# TiVo power saver



## mln01 (Jan 10, 2006)

I have 5 TiVos currently installed at my house, but only 2 of them get regular use. When I walk by the TiVos I don't use too often and hear them humming I cringe slightly about the electricity I am wasting. With each TiVo pulling about 35W I'm using about 175W just to run the TiVos 24/7. If one of my sons left on the lights in a room using that much electricity I would make him turn them off.

That got me to wondering why TiVos can't be set go into a low-power standby, suspend-to-RAM mode like a PC, and then wake up only when it is time for a scheduled recording or when a user actually wants to watch a program.

The Standby mode currently available lets the cable signal to your TV bypass the TiVo, but the TiVo hard drive keeps running.

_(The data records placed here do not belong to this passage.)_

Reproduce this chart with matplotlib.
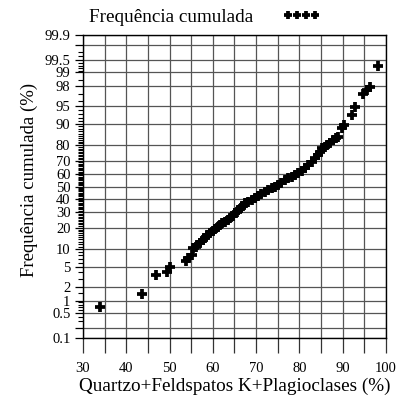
import math
import numpy as np
import matplotlib
matplotlib.use("Agg")
import matplotlib.pyplot as plt
from matplotlib.ticker import FixedLocator, FixedFormatter

plt.rcParams["font.family"] = ["Liberation Serif", "DejaVu Serif"]

# Quartzo + Feldspatos K + Plagioclases (%) and its cumulative frequency (%)
qfp = [33.9, 43.6, 46.9, 49.3, 50.1, 53.8, 54.3, 55.1, 55.5, 56.0,
       56.3, 57.0, 57.8, 58.2, 58.6, 59.3, 60.0, 60.5, 61.1, 61.6,
       62.2, 62.8, 63.4, 64.0, 64.6, 65.1, 65.5, 65.9, 66.5, 67.0,
       67.4, 68.2, 69.0, 69.7, 70.5, 71.2, 72.0, 72.8, 73.6, 74.3,
       75.1, 75.8, 76.6, 77.4, 78.2, 79.0, 79.7, 80.5, 81.3, 82.0,
       82.8, 83.5, 84.3, 84.7, 85.1, 85.8, 86.3, 87.0, 87.8, 88.4,
       89.0, 89.8, 90.4, 92.1, 92.9, 94.8, 95.5, 96.2, 98.2]
freq_cum = [0.68, 1.4, 3.5, 4.1, 5.0, 6.4, 7.1, 8.1, 10.4, 11.0,
            11.7, 12.6, 13.8, 14.8, 16.1, 17.3, 18.3, 19.2, 20.5, 21.6,
            22.6, 23.6, 24.7, 25.8, 27.5, 29.2, 30.4, 31.6, 33.0, 34.8,
            36.6, 37.8, 39.1, 40.7, 42.3, 44.0, 45.8, 47.1, 48.5, 49.8,
            51.2, 53.2, 55.3, 56.6, 57.9, 59.3, 60.6, 62.5, 64.5, 67.0,
            69.4, 71.7, 74.0, 76.0, 78.2, 79.2, 80.0, 81.5, 82.9, 83.7,
            84.5, 88.3, 89.5, 92.8, 94.8, 97.1, 97.6, 97.9, 99.3]

y_tick_values = [0.1, 0.2, 0.5, 1, 2, 5, 10, 20, 30, 40, 50, 60, 70, 80,
                 90, 95, 98, 99, 99.5, 99.8, 99.9]
y_tick_labels = ["0.1", "", "0.5", "1", "2", "5", "10", "20", "30", "40",
                 "50", "60", "70", "80", "90", "95", "98", "99", "99.5",
                 "", "99.9"]
x_tick_values = list(range(30, 101, 5))
x_tick_labels = [str(v) if v % 10 == 0 else "" for v in x_tick_values]


# --- normal probability scale (percent <-> standard normal quantile) ---
_A = [-3.969683028665376e+01, 2.209460984245205e+02, -2.759285104469687e+02,
      1.383577518672690e+02, -3.066479806614716e+01, 2.506628277459239e+00]
_B = [-5.447609879822406e+01, 1.615858368580409e+02, -1.556989798598866e+02,
      6.680131188771972e+01, -1.328068155288572e+01]
_C = [-7.784894002430293e-03, -3.223964580411365e-01, -2.400758277161838e+00,
      -2.549671010173132e+00, 4.374664141464968e+00, 2.938163982698783e+00]
_D = [7.784695709041462e-03, 3.224671290700398e-01, 2.445134137142996e+00,
      3.754408661907416e+00]


def _tail(q):
    num = ((((_C[0] * q + _C[1]) * q + _C[2]) * q + _C[3]) * q + _C[4]) * q + _C[5]
    den = (((_D[0] * q + _D[1]) * q + _D[2]) * q + _D[3]) * q + 1.0
    return num / den


def percent_to_z(pct):
    p = np.clip(np.asarray(pct, dtype=float) / 100.0, 1e-9, 1 - 1e-9)
    plow = 0.02425
    with np.errstate(all="ignore"):
        q = p - 0.5
        r = q * q
        central = (((((_A[0] * r + _A[1]) * r + _A[2]) * r + _A[3]) * r + _A[4]) * r + _A[5]) * q / \
                  (((((_B[0] * r + _B[1]) * r + _B[2]) * r + _B[3]) * r + _B[4]) * r + 1.0)
        lower = _tail(np.sqrt(-2.0 * np.log(p)))
        upper = -_tail(np.sqrt(-2.0 * np.log(1.0 - p)))
    return np.where(p < plow, lower, np.where(p > 1 - plow, upper, central))


_erf = np.vectorize(math.erf, otypes=[float])


def z_to_percent(z):
    z = np.asarray(z, dtype=float)
    return 50.0 * (1.0 + _erf(z / math.sqrt(2.0)))


# minor ticks of the probability axis
minor_y = ([0.3, 0.4, 0.6, 0.7, 0.8, 0.9, 1.5, 3, 4, 6, 7, 8, 9]
           + [v for v in range(11, 90) if v % 10 != 0]
           + [91, 92, 93, 94, 96, 97, 98.5, 99.1, 99.2, 99.3, 99.4, 99.6, 99.7])

fig = plt.figure(figsize=(4.03, 3.98), dpi=100)
ax = fig.add_axes([83 / 403, 1 - 338 / 398, 303 / 403, 303 / 398])

ax.set_yscale("function", functions=(percent_to_z, z_to_percent))
ax.set_ylim(0.1, 99.9)
ax.set_xlim(30, 100)

ax.plot(qfp, freq_cum, linestyle="none", marker="+", markersize=6.8,
        color="black", markeredgewidth=2.7, label="Frequência cumulada",
        zorder=3)

ax.yaxis.set_major_locator(FixedLocator(y_tick_values))
ax.yaxis.set_major_formatter(FixedFormatter(y_tick_labels))
ax.yaxis.set_minor_locator(FixedLocator(minor_y))
ax.yaxis.set_minor_formatter(FixedFormatter([""] * len(minor_y)))
ax.xaxis.set_major_locator(FixedLocator(x_tick_values))
ax.xaxis.set_major_formatter(FixedFormatter(x_tick_labels))

ax.grid(True, which="major", color="#555555", linewidth=0.9)
ax.tick_params(axis="x", which="major", direction="out", length=11,
               width=0.9, color="#333333", pad=6, labelsize=10.5)
ax.tick_params(axis="y", which="major", direction="out", length=6,
               width=0.9, pad=3, labelsize=10.5)
ax.tick_params(axis="y", which="minor", direction="out", length=3.5,
               width=0.8)
for s in ax.spines.values():
    s.set_linewidth(1.0)
    s.set_color("black")

ax.set_xlabel("Quartzo+Feldspatos K+Plagioclases (%)", fontsize=13.8,
              labelpad=2)
ax.set_ylabel("Frequência cumulada (%)", fontsize=13.5)
ax.yaxis.set_label_coords((38 - 83) / 303, (338 - 180) / 303)

ax.legend(loc="center", bbox_to_anchor=(205 / 403, 1 - 17 / 398),
          bbox_transform=fig.transFigure, frameon=False, numpoints=4,
          markerfirst=False, handlelength=2.0, handletextpad=1.5,
          fontsize=13.8, markerscale=0.9, borderaxespad=0)

fig.savefig("out.png", dpi=100)
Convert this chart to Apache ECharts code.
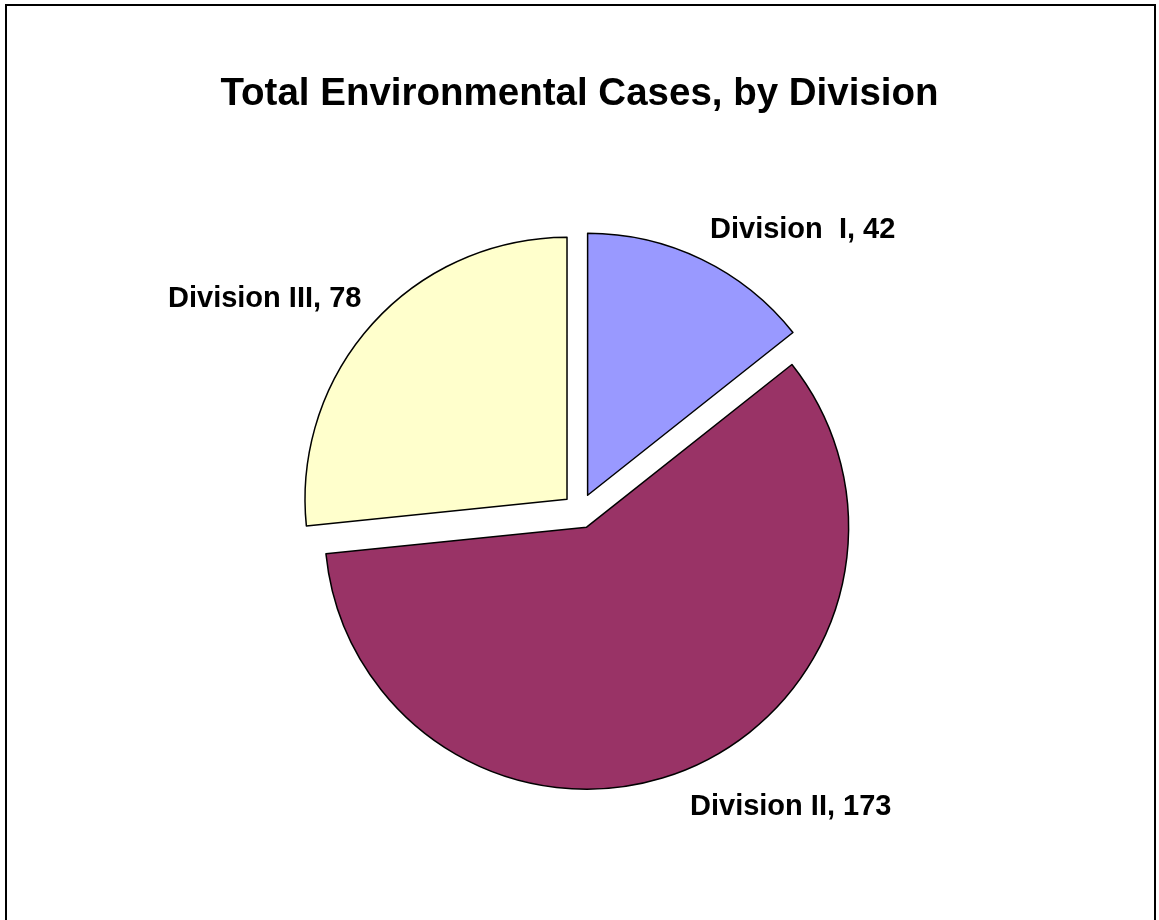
<!DOCTYPE html>
<html>
<head>
<meta charset="utf-8">
<script src="https://cdn.jsdelivr.net/npm/echarts@6/dist/echarts.min.js"></script>
<style>
html,body{margin:0;padding:0;background:#fff;}
#chart{width:1159px;height:920px;}
</style>
</head>
<body>
<div id="chart"></div>
<script>
const titleText = 'Total Environmental Cases, by Division';
const categories = ['Division  I', 'Division II', 'Division III'];
const values = [42, 173, 78];
const colors = ['#9999FF', '#993366', '#FFFFCC'];

const chart = echarts.init(document.getElementById('chart'));
const FONT = '"Liberation Sans", Arial, sans-serif';
const labelPos = [
  {x: 710, y: 230},
  {x: 690, y: 807},
  {x: 168, y: 299}
];
chart.setOption({
  animation: false,
  backgroundColor: '#fff',
  title: {
    text: titleText,
    left: 'center',
    top: 70,
    textStyle: {fontFamily: FONT, fontSize: 38.5, fontWeight: 'bold', color: '#000'}
  },
  graphic: [{
    type: 'rect',
    shape: {x: 6, y: 5, width: 1149, height: 940},
    style: {fill: 'none', stroke: '#000', lineWidth: 2},
    silent: true
  }],
  series: [{
    type: 'pie',
    center: [580, 511],
    radius: 262,
    startAngle: 90,
    clockwise: true,
    selectedMode: 'multiple',
    selectedOffset: 17.5,
    avoidLabelOverlap: false,
    emphasis: {disabled: true},
    itemStyle: {borderColor: '#000', borderWidth: 1.5},
    select: {itemStyle: {borderColor: '#000', borderWidth: 1.5}},
    label: {show: false},
    labelLine: {show: false},
    data: categories.map((c, i) => ({
      name: c,
      value: values[i],
      selected: true,
      itemStyle: {color: colors[i]}
    }))
  }, {
    type: 'pie',
    center: [580, 511],
    radius: 262,
    startAngle: 90,
    silent: true,
    avoidLabelOverlap: false,
    emphasis: {disabled: true},
    itemStyle: {color: 'transparent', borderWidth: 0},
    label: {
      show: true,
      position: 'outside',
      formatter: p => p.name + ', ' + p.value,
      fontFamily: FONT,
      fontSize: 29,
      fontWeight: 'bold',
      color: '#000'
    },
    labelLine: {show: false},
    labelLayout: function (params) {
      const pos = labelPos[params.dataIndex];
      return {x: pos.x, y: pos.y, align: 'left', verticalAlign: 'middle'};
    },
    data: categories.map((c, i) => ({name: c, value: values[i]}))
  }]
});
</script>
</body>
</html>
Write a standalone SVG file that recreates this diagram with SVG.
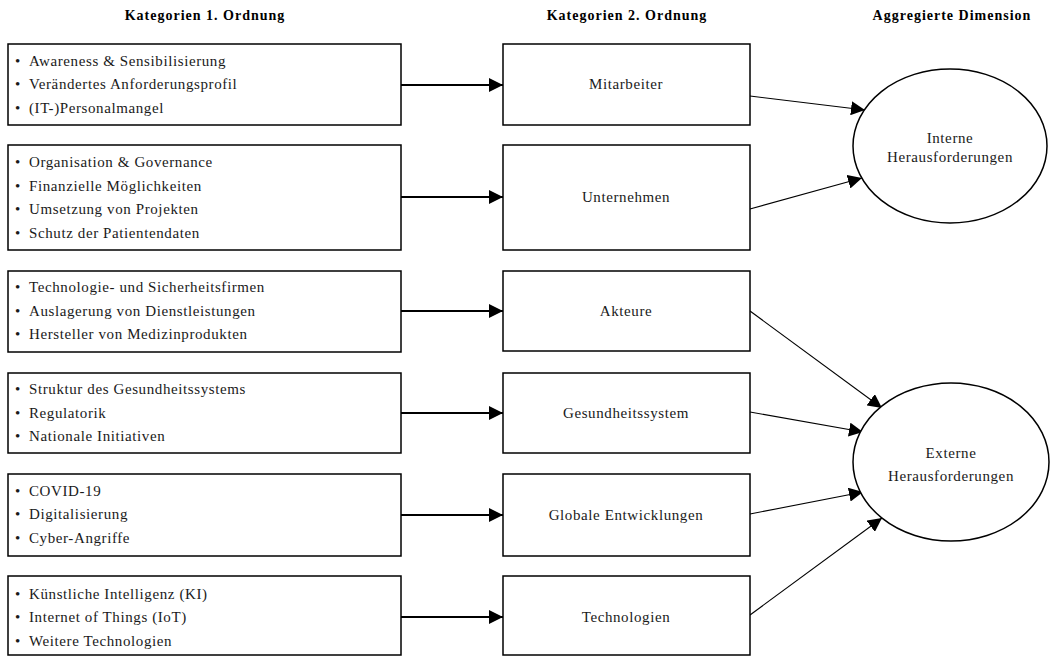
<svg xmlns="http://www.w3.org/2000/svg" width="1052" height="656" viewBox="0 0 1052 656">
<style>
  .box{fill:#fff;stroke:#000;stroke-width:1.5}
  .t{font-family:"Liberation Serif","Times New Roman",serif;font-size:15px;letter-spacing:0.6px;fill:#1a1a1a}
  .c{text-anchor:middle}
  .h{font-family:"Liberation Serif","Times New Roman",serif;font-size:14px;letter-spacing:1px;font-weight:bold;text-anchor:middle;fill:#000}
  .a1{stroke:#000;stroke-width:2;fill:none}
  .a2{stroke:#000;stroke-width:1.1;fill:none}
</style>
<defs>
  <marker id="ah" markerUnits="userSpaceOnUse" markerWidth="14" markerHeight="14" refX="12" refY="6" orient="auto" viewBox="0 0 12 12">
    <path d="M0,0 L12,6 L0,12 Z" fill="#000"/>
  </marker>
</defs>
<rect width="1052" height="656" fill="#fff"/>
<g id="headers">
  <text class="h" x="205" y="20">Kategorien 1. Ordnung</text>
  <text class="h" x="627" y="20">Kategorien 2. Ordnung</text>
  <text class="h" x="952" y="20">Aggregierte Dimension</text>
</g>
<g id="connectors">
  <line class="a1" x1="401" y1="85" x2="503" y2="85" marker-end="url(#ah)"/>
  <line class="a1" x1="401" y1="197" x2="503" y2="197" marker-end="url(#ah)"/>
  <line class="a1" x1="401" y1="311" x2="503" y2="311" marker-end="url(#ah)"/>
  <line class="a1" x1="401" y1="413" x2="503" y2="413" marker-end="url(#ah)"/>
  <line class="a1" x1="401" y1="515" x2="503" y2="515" marker-end="url(#ah)"/>
  <line class="a1" x1="401" y1="617" x2="503" y2="617" marker-end="url(#ah)"/>
  <line class="a2" x1="750" y1="96" x2="865" y2="110" marker-end="url(#ah)"/>
  <line class="a2" x1="750" y1="209" x2="862" y2="178" marker-end="url(#ah)"/>
  <line class="a2" x1="750" y1="311" x2="882" y2="408" marker-end="url(#ah)"/>
  <line class="a2" x1="750" y1="412" x2="863" y2="432" marker-end="url(#ah)"/>
  <line class="a2" x1="750" y1="514" x2="863" y2="492" marker-end="url(#ah)"/>
  <line class="a2" x1="750" y1="615" x2="882" y2="518" marker-end="url(#ah)"/>
</g>
<g id="l1">
  <rect class="box" x="8" y="44" width="393" height="81"/>
  <text class="t" x="15" y="66">•</text><text class="t" x="29" y="66">Awareness &amp; Sensibilisierung</text>
  <text class="t" x="15" y="89">•</text><text class="t" x="29" y="89">Verändertes Anforderungsprofil</text>
  <text class="t" x="15" y="113">•</text><text class="t" x="29" y="113">(IT-)Personalmangel</text>
</g>
<g id="l2">
  <rect class="box" x="8" y="145" width="393" height="105"/>
  <text class="t" x="15" y="167">•</text><text class="t" x="29" y="167">Organisation &amp; Governance</text>
  <text class="t" x="15" y="191">•</text><text class="t" x="29" y="191">Finanzielle Möglichkeiten</text>
  <text class="t" x="15" y="214">•</text><text class="t" x="29" y="214">Umsetzung von Projekten</text>
  <text class="t" x="15" y="238">•</text><text class="t" x="29" y="238">Schutz der Patientendaten</text>
</g>
<g id="l3">
  <rect class="box" x="8" y="271" width="393" height="81"/>
  <text class="t" x="15" y="292">•</text><text class="t" x="29" y="292">Technologie- und Sicherheitsfirmen</text>
  <text class="t" x="15" y="316">•</text><text class="t" x="29" y="316">Auslagerung von Dienstleistungen</text>
  <text class="t" x="15" y="339">•</text><text class="t" x="29" y="339">Hersteller von Medizinprodukten</text>
</g>
<g id="l4">
  <rect class="box" x="8" y="373" width="393" height="80"/>
  <text class="t" x="15" y="394">•</text><text class="t" x="29" y="394">Struktur des Gesundheitssystems</text>
  <text class="t" x="15" y="418">•</text><text class="t" x="29" y="418">Regulatorik</text>
  <text class="t" x="15" y="441">•</text><text class="t" x="29" y="441">Nationale Initiativen</text>
</g>
<g id="l5">
  <rect class="box" x="8" y="474" width="393" height="82"/>
  <text class="t" x="15" y="496">•</text><text class="t" x="29" y="496">COVID-19</text>
  <text class="t" x="15" y="519">•</text><text class="t" x="29" y="519">Digitalisierung</text>
  <text class="t" x="15" y="543">•</text><text class="t" x="29" y="543">Cyber-Angriffe</text>
</g>
<g id="l6">
  <rect class="box" x="8" y="576" width="393" height="79"/>
  <text class="t" x="15" y="599">•</text><text class="t" x="29" y="599">Künstliche Intelligenz (KI)</text>
  <text class="t" x="15" y="622">•</text><text class="t" x="29" y="622">Internet of Things (IoT)</text>
  <text class="t" x="15" y="646">•</text><text class="t" x="29" y="646">Weitere Technologien</text>
</g>
<g id="m1"><rect class="box" x="503" y="44" width="247" height="81"/><text class="t c" x="626" y="89">Mitarbeiter</text></g>
<g id="m2"><rect class="box" x="503" y="145" width="247" height="105"/><text class="t c" x="626" y="202">Unternehmen</text></g>
<g id="m3"><rect class="box" x="503" y="271" width="247" height="80"/><text class="t c" x="626" y="316">Akteure</text></g>
<g id="m4"><rect class="box" x="503" y="373" width="247" height="80"/><text class="t c" x="626" y="418">Gesundheitssystem</text></g>
<g id="m5"><rect class="box" x="503" y="474" width="247" height="82"/><text class="t c" x="626" y="520">Globale Entwicklungen</text></g>
<g id="m6"><rect class="box" x="503" y="576" width="247" height="79"/><text class="t c" x="626" y="622">Technologien</text></g>
<g id="e1">
  <ellipse class="box" cx="950" cy="146" rx="97" ry="77"/>
  <text class="t c" x="950" y="143">Interne</text>
  <text class="t c" x="950" y="162">Herausforderungen</text>
</g>
<g id="e2">
  <ellipse class="box" cx="951" cy="462" rx="98" ry="79"/>
  <text class="t c" x="951" y="458">Externe</text>
  <text class="t c" x="951" y="481">Herausforderungen</text>
</g>
</svg>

Could this be incorporated into an upcoming TiVo service release? Would the current hardware support this feature?


----------



## Mikeguy (Jul 28, 2005)

People will say that the TIVO is an always-on machine so that it can capture content all the time (e.g. for TIVO Suggestions). But I agree with you--if one does not really care about that feature, why not have the ability to shut the TIVO down for periods of time such as overnight or when one is away and does not want to record shows? And this does not even get into the issue of the TIVO waking up to record at a certain time--just a "basic" timer function that I would think could be added easily enough. Good (and enviro. friendly) idea.


----------



## classicsat (Feb 18, 2004)

The Tivo hardware, as designed, does not support such a Standby mode. At best they could put some hardware into a low power mode, such as spinning down the HDD.


----------